More about the various VHDL metacomment pragma's at: http://www.sigasi.com/content/list-known-vhdl-metacomment-pragmas
Are you trying to infer ROMs from your code? If you're using the LPM functions, everything should "just work".
I use ROMs in Quartus and ModelSim without issue. Just create a custom VHDL file for your ROM using the MegaWizard plugin and direct it to the appropriate initialization file, or directly instantiate an altsyncram component and include the init_file generic.
Then compile or simulate as normal. I have had no problems running simulations using ModelSim (Altera version or stand-alone version) with initialized ROMs, and have not had to write any initialization code to read *.mif or *.hex files.
For reference, here is a directly instantiated ROM megafunction from a bit of my code that simulates properly in ModelSim (note the init_file generic):
-- Sine lookup table
sine_lut : altsyncram
generic map (
clock_enable_input_a => "BYPASS",
clock_enable_output_a => "BYPASS",
init_file => "./video/sine_rom-512x8.mif",
intended_device_family => "Arria GX ",
lpm_hint => "ENABLE_RUNTIME_MOD=NO",
lpm_type => "altsyncram",
numwords_a => 512,
operation_mode => "ROM",
outdata_aclr_a => "NONE",
outdata_reg_a => "UNREGISTERED",
widthad_a => 9,
width_a => 8,
width_byteena_a => 1
)
port map (
-- Read port
clock0 => clk,
address_a => sine_addr,
q_a => sine_do
);
If you really need to do something different when simulating vs. synthesizing, there are a several ways to go about it.
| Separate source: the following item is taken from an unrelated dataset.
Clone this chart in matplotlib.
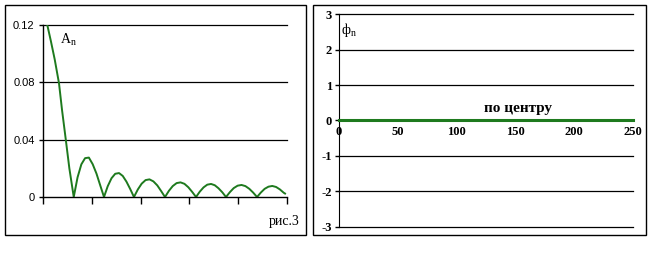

For simple things, you can use something like the following directives:
--synthesis translate-off
<code for simulation only>
--synthesis translate-on
http://quartushelp.altera.com/11.1/master.htm#mergedProjects/hdl/vhdl/vhdl_file_dir_translate.htm?GSA_pos=5&WT.oss_r=1&WT.oss=--%20synthesis%20translate_off
You should be able to find a lot of real-world examples of these directives via internet search, and I've included one example below (power-on reset is shorter when simulating vs. when running in real hardware):
-- Async. Power-on Reset, with de-assertion delay
process (clk)
begin
if rising_edge (clk) then
-- Create a delay at power-up
if rst_PowerOn='1' then
rst_pora <= '1';
rst_por_cnt <= (others=>'0');
-- synthesis translate_off
elsif rst_por_cnt(5)='1' then -- 256 nS in simulation
rst_pora <= '0';
-- synthesis translate_on
elsif rst_por_cnt(19)='1' then -- 4ms in real hardware
rst_pora <= '0';
else
rst_por_cnt <= rst_por_cnt + 1;
end if;
end if;
end process;
For more complex situations, use your imagination. Some folks use the C pre-processor, the M4 macro language, or something similar as a preliminary build step prior to synthesis/simulation. I have makefiles and scripts that convert FileName.sim.vhdl (for simulation) into FileName.vhdl (for synthesis), processing it with some text utilities to comment/un-comment various blocks of code based on rules I crafted so I could maintain both versions in a single file (think something like an enhanced C pre-processor tweaked for use with VHDL). Just do something that fits with your workflow and team dynamics/culture.